Second, Indonesia is habitually reliant on foreign investment to develop its economy – and cover its current account deficit. But it remains determinedly protectionist, with price controls, widespread scepticism about foreign trade and a constitutional commitment that natural resources “be controlled by the state”.

Third, since Suharto’s authoritarian regime was ousted in 1998, Indonesia has built one of Asia’s most robust election systems, which allowed Jokowi to rise from obscurity to become leader of the world’s third-biggest democracy. But while the rules of the game have changed substantially, the players have not. Corrupt oligarchs, rent-seeking political party hacks and human-rights abusing former generals still command outsize influence in Indonesia’s democratic system.

Tolerance and diversity

The choice of running mate by both candidates illustrates their efforts to overcome these contradictions. Jokowi, who represents a political party known for celebrating tolerance and diversity, picked the conservative Ma’ruf to neutralise criticism about his own Islamic credentials. Prabowo, who champions economic self-sufficiency and has cultivated support from hard-line Islamists, chose Sandiaga, a foreign-educated fund manager who has been a mainstay on the international business circuit in Indonesia.

Despite their diverse backgrounds, the two competing pairs appear to be converging on some issues.

The 2014 race between Jokowi and Prabowo was pitched as a contest between the democratic champion of the weak and the would-be strongman accused of human rights abuses in the Suharto era. But while Jokowi benefited from Indonesia’s competitive elections, he has proven to be a poor guardian of democracy. He has sought compromises with corrupt politicians and intolerant religious leaders, and surrounded himself with former generals happy to trample on human rights and oversee the jailing of government critics on dubious grounds. Now some human rights activists who backed Jokowi last time are urging Indonesians to abstain rather than give their vote to either man.

Protectionist pronouncements

On economic policy, both presidential candidates vacillate between warm words to foreign investors about the need for more openness and protectionist pronouncements for domestic consumption.

When it comes to religion, and the rise of a bitter new identity politics, both campaigns have instrumentalised Islam to try to rally their supporters. Both campaigns have tried to paint the other presidential candidate as a less-than-committed Muslim. And both Jokowi and Prabowo picked VP candidates who played a key role in the downfall of Basuki Tjahaha Purnama ( also known as Ahok), the Christian former Jakarta governor who was jailed in 2017 for insulting Islam.

So which pair will Indonesians choose? The everyman President and the conservative cleric or the elite strongman and the flashy financier?

Jokowi and Ma’ruf are the frontrunners, with a double-digit lead in most opinion polls and all the advantages of incumbency.
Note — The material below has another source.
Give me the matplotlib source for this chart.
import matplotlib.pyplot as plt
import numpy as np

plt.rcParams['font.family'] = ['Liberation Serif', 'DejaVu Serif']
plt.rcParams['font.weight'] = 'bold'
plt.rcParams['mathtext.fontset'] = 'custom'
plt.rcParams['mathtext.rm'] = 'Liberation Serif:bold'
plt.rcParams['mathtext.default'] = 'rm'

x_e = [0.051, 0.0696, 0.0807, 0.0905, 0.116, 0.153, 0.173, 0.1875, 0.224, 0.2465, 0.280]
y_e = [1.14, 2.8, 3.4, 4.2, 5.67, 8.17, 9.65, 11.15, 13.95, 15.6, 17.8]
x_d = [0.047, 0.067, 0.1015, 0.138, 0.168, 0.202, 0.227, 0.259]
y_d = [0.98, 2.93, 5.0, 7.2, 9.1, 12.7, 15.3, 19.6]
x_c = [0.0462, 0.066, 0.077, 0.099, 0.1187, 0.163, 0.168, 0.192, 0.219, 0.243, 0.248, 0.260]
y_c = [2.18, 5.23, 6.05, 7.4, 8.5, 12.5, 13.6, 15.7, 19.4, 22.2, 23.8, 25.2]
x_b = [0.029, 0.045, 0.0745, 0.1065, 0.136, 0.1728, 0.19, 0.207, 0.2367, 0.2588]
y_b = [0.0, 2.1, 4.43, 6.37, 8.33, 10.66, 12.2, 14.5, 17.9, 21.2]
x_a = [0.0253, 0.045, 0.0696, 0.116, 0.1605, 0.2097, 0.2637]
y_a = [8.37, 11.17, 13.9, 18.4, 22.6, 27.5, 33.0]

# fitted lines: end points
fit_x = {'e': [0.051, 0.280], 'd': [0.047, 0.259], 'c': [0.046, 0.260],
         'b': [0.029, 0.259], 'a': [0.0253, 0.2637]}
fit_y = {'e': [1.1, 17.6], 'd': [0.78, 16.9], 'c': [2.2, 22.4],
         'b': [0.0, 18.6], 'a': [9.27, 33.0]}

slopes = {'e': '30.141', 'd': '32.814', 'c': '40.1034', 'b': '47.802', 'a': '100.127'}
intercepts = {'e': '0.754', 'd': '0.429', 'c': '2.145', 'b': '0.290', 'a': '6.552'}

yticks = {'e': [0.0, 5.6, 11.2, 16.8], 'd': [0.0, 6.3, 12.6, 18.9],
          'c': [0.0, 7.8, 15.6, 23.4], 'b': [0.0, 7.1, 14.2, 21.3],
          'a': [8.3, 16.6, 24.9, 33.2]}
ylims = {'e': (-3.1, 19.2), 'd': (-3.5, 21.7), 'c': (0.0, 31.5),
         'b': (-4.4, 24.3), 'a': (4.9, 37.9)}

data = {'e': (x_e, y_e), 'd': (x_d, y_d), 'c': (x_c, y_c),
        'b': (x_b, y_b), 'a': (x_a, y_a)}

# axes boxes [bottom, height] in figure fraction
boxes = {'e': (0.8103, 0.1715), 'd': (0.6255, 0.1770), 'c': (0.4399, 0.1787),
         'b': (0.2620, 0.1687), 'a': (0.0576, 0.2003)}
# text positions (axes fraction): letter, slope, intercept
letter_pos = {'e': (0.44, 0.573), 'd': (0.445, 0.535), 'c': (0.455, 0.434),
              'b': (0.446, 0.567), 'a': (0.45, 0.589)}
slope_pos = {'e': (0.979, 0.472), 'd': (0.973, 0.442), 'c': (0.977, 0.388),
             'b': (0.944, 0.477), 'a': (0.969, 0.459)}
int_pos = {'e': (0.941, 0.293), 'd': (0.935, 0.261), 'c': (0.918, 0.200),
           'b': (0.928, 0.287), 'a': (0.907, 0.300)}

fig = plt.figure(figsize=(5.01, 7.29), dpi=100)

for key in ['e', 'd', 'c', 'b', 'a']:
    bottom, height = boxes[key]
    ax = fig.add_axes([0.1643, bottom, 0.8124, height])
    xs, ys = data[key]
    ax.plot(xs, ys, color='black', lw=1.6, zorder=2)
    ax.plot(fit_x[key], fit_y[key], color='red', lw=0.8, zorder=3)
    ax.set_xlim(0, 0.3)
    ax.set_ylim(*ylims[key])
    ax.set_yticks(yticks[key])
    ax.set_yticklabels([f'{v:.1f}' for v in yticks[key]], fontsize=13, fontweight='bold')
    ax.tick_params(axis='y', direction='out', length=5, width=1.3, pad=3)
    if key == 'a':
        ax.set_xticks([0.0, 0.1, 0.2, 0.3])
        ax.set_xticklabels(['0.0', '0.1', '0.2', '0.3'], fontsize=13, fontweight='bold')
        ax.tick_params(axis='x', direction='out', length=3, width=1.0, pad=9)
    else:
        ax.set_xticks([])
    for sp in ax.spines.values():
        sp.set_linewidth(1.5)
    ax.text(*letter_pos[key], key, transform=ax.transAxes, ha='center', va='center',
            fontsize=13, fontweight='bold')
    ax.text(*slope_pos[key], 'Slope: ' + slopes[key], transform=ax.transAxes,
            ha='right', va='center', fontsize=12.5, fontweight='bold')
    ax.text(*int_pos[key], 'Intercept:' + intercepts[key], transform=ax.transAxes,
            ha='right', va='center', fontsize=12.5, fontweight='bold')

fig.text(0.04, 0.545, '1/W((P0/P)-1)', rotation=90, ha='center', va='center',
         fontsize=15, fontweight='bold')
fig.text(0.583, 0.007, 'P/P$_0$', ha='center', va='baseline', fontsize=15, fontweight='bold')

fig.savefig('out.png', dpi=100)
Prabowo initially seemed reluctant to enter the race, fearing a third defeat in his lifelong ambition to lead his country. But he has stepped up his campaign in the last few weeks, pushed – and financed – by Sandiaga, who has one eye on the next election, in  2024.

Struggle to resolve  tensions

Indonesians are fortunate to have the choice, at a time when democracy is in retreat around the world. Many other countries have failed to make the leap from authoritarianism to regular, free and fair elections. Just look at the impasse in Thailand.

Ultimately, whoever wins the mandate of the Indonesian people will struggle to resolve the political, social and economic tensions that continue to pull this country in different directions. When Indonesia’s founders declared independence from the Dutch in 1945, they promised prosaically that “matters related to the transfer of power etc will be executed in a thorough manner and as rapidly as possible”. With four such different men vying to lead the country today, it is clear that Indonesia is still a nation in the making.